• _WRITTEN REQUEST_
From the records, pick out and copy each line containing "with".
[start SUPPLIED RECORDS]
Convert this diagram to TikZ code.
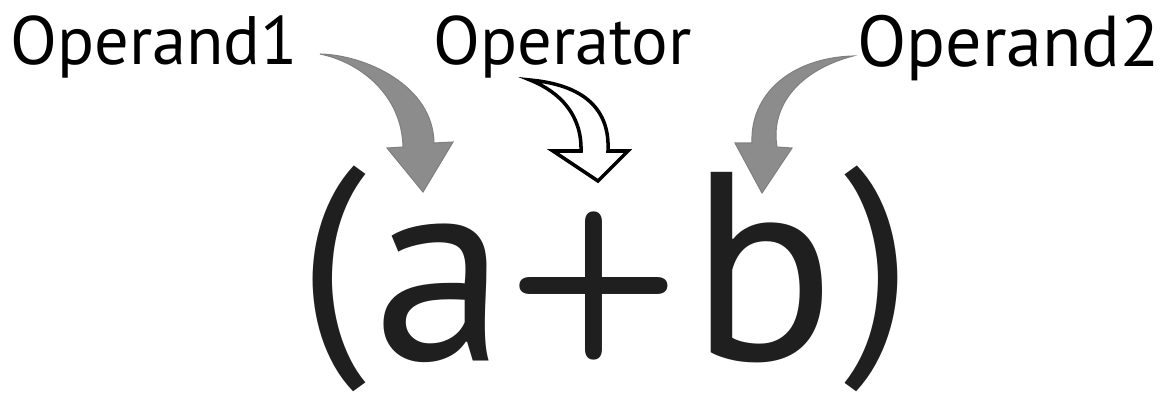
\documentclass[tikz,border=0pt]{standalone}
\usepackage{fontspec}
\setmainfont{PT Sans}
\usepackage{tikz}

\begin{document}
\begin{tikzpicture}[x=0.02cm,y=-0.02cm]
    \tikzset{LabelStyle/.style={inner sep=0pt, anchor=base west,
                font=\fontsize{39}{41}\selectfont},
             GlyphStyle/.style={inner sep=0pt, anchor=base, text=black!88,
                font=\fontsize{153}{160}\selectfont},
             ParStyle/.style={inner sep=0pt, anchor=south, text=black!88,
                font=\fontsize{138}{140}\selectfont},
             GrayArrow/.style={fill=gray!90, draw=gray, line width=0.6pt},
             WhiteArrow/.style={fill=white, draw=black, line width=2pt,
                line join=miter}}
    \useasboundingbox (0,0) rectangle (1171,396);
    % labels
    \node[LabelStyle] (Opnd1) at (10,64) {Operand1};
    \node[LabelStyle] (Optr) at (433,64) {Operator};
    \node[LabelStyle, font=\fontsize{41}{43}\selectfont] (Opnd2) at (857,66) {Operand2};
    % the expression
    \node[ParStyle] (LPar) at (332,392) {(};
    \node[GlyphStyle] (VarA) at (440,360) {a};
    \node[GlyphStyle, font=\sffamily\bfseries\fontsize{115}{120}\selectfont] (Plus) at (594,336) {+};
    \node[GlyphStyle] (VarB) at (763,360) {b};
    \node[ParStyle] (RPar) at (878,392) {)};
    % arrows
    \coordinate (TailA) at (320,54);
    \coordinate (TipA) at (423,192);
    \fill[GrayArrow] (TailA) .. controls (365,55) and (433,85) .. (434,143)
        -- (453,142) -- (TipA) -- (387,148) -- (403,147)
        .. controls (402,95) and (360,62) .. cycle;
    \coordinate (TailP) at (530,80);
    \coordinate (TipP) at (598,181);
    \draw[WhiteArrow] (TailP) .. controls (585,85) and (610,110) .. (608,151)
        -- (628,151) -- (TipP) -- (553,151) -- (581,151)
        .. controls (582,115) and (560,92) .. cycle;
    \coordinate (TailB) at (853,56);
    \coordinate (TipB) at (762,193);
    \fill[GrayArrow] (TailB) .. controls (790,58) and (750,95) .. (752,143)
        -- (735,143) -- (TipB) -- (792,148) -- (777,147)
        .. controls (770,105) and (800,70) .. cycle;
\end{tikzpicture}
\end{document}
[end SUPPLIED RECORDS]
[start SUPPLIED RECORDS]
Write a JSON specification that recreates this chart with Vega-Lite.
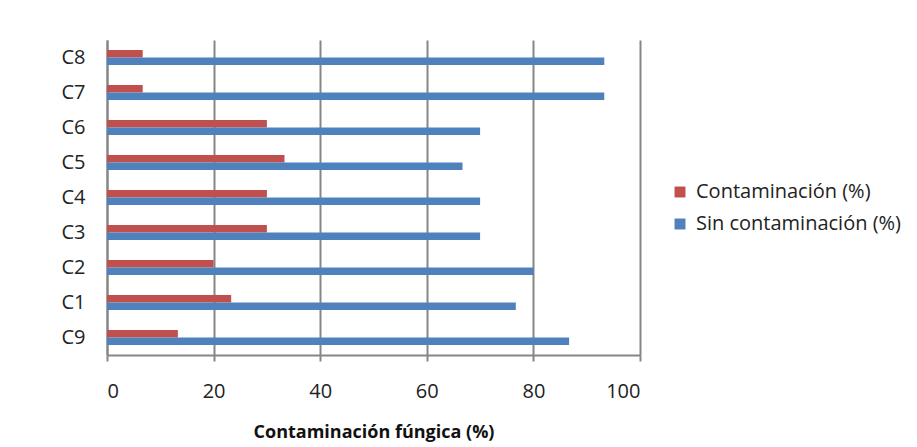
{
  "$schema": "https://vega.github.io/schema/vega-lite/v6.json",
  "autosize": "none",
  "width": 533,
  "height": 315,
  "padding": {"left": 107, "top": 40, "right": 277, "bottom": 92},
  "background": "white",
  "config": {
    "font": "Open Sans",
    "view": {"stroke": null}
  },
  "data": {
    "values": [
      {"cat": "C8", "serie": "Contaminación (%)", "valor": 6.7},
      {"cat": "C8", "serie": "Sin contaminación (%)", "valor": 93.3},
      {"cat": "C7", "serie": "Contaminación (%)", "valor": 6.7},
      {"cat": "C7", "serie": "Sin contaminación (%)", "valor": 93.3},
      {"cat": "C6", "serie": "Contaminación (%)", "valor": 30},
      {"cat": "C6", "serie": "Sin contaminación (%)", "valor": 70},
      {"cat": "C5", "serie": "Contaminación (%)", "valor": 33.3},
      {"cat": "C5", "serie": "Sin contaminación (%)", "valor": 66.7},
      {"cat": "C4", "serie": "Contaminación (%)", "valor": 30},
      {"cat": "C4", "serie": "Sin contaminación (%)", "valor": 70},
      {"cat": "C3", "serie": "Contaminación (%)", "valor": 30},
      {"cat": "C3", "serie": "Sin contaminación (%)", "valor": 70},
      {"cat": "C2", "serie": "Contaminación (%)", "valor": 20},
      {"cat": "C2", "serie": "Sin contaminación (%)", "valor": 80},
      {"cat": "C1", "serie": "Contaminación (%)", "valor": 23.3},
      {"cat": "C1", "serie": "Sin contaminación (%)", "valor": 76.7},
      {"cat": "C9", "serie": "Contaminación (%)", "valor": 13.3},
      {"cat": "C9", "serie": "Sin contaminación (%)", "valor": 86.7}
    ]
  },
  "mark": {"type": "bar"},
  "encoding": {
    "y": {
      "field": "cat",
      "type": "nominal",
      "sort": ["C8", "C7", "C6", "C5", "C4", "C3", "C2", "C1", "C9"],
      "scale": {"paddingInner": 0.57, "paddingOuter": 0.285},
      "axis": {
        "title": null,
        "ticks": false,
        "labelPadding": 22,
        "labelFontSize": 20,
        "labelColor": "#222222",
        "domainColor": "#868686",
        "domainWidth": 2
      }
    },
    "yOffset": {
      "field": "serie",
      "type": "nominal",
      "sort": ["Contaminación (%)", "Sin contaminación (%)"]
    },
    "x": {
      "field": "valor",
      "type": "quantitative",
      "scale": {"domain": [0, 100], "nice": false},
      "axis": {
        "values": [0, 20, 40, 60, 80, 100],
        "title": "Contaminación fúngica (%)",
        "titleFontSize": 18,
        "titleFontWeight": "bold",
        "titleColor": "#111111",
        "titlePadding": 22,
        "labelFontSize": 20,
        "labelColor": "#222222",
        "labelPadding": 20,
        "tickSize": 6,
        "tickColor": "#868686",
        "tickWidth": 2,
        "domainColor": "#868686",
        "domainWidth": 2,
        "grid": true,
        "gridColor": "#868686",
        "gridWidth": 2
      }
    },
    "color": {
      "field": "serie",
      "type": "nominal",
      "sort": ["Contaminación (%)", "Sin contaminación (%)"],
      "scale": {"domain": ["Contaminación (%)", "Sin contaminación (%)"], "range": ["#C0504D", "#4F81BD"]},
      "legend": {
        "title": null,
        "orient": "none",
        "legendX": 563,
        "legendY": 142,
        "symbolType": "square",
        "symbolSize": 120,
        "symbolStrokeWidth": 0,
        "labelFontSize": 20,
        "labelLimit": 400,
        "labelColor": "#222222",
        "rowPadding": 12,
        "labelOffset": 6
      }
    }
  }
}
[end SUPPLIED RECORDS]
[start SUPPLIED RECORDS]
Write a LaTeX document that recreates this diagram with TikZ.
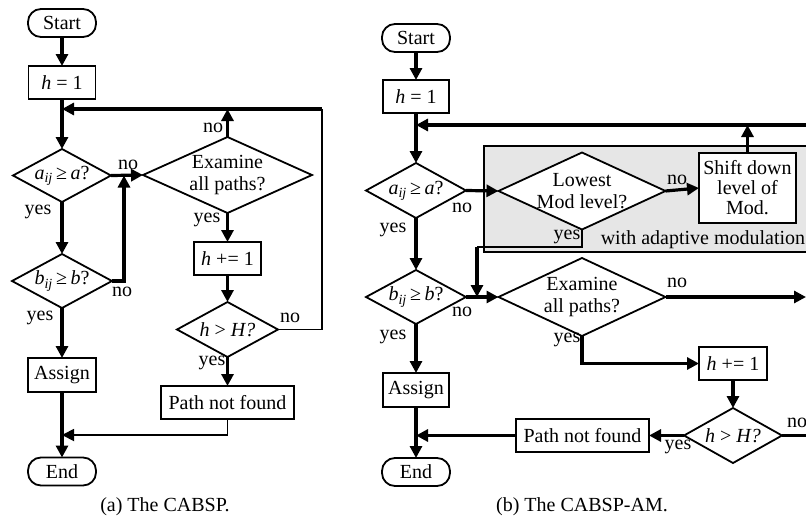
[end SUPPLIED RECORDS]
• _IN RESPONSE_
Write a JSON specification that recreates this chart with Vega-Lite.
Write a LaTeX document that recreates this diagram with TikZ.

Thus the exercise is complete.